Supersonic airplane startup Boom has just completed a key step on the way to building a production supersonic passenger jet; the startup finished its wind tunnel testing, verifying its first two years of aerodynamic design work and setting the stage for building the airframe that will eventually become the basis of it first flight-ready aircraft.
I spoke to Boom CEO and co-founder Blake Scholl about the completed wind tunnel testing, and asked why this was such a big step for the startup. Scholl explained that this was a key turning point because it meant being able to move on to building large-scale hardware for testing with human pilots, but he also explained that even just a few years ago, this kind of milestone would’ve involved repeated wind tunnel trials through multiple physical model iterations over a drawn-out period of time.
It used to be you do all your development in wind tunnel,” Scholl explained. “Every iteration would take six months, cost millions – you’d better be a big company. But today, you can do aerodynamic development in simulation, where each iteration takes 30 minutes and costs almost nothing, and so you can do it with a tiny team. And then when you think you’ve got it right, you go to the wind tunnel and you verify rather than develop there.”
The changes in the cost of the development process are part of what is helping Boom pursue its goal of creating a Concorde-like supersonic passenger jet that can operate at costs comparable on the traveler’s end to business class travel on regular planes today; Concorde tickets cost much more than that, and in the end operating the jets was simply too expensive for airlines.

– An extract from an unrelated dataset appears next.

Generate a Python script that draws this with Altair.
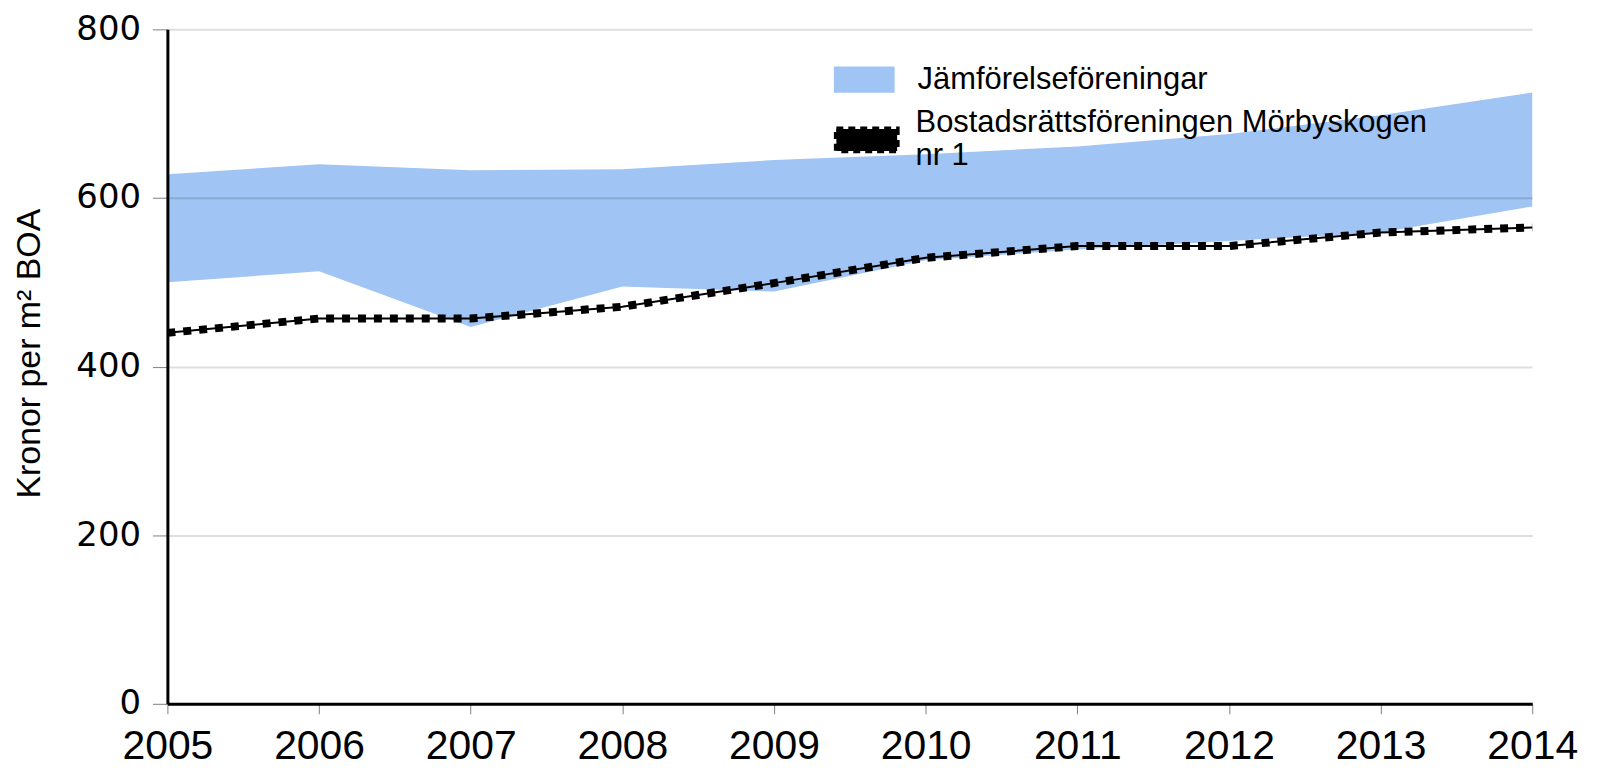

Scholl’s goal isn’t just to get supersonic flight down to business class prices; he foresees a time when they can bring costs down far enough that supersonic travel will be accessible to anyone who can fly today. Boom sees itself having a parallel trajectory with SpaceX or Tesla in terms of massively changing the economies of a transportation tech that at first seems out of reach, he told me.
“It’s the dividing line between development and being ready to build, so you do all of your testing and simulation initially, you think you have a design that looks like it’s going to go work, and then you go to the wind tunnel and you verify with real air and real flow that you’re seeing the results that you predicted in simulation and at that point then you’re ready to go forward and start constructing large pieces of the aircraft.”
Scholl said that there was a “really awesome agreement” between the results predicting in software simulation, and the results that bore out in actual wind tunnel testing, with a few areas for improvements the team will work on before heading to the manufacturing stage.
Boom has already revealed with its first aircraft, the XB-1 Supersonic Demonstrator, will look like, but now it can actually start the task of building one that it can begin testing, which it expects to start in about a year. The Demonstrator will be a human piloted, 1/3 scale prototype of the eventual 45-passenger jet craft it aims to use for commercial service, with Virgin Galactic as its first paying customer for planes.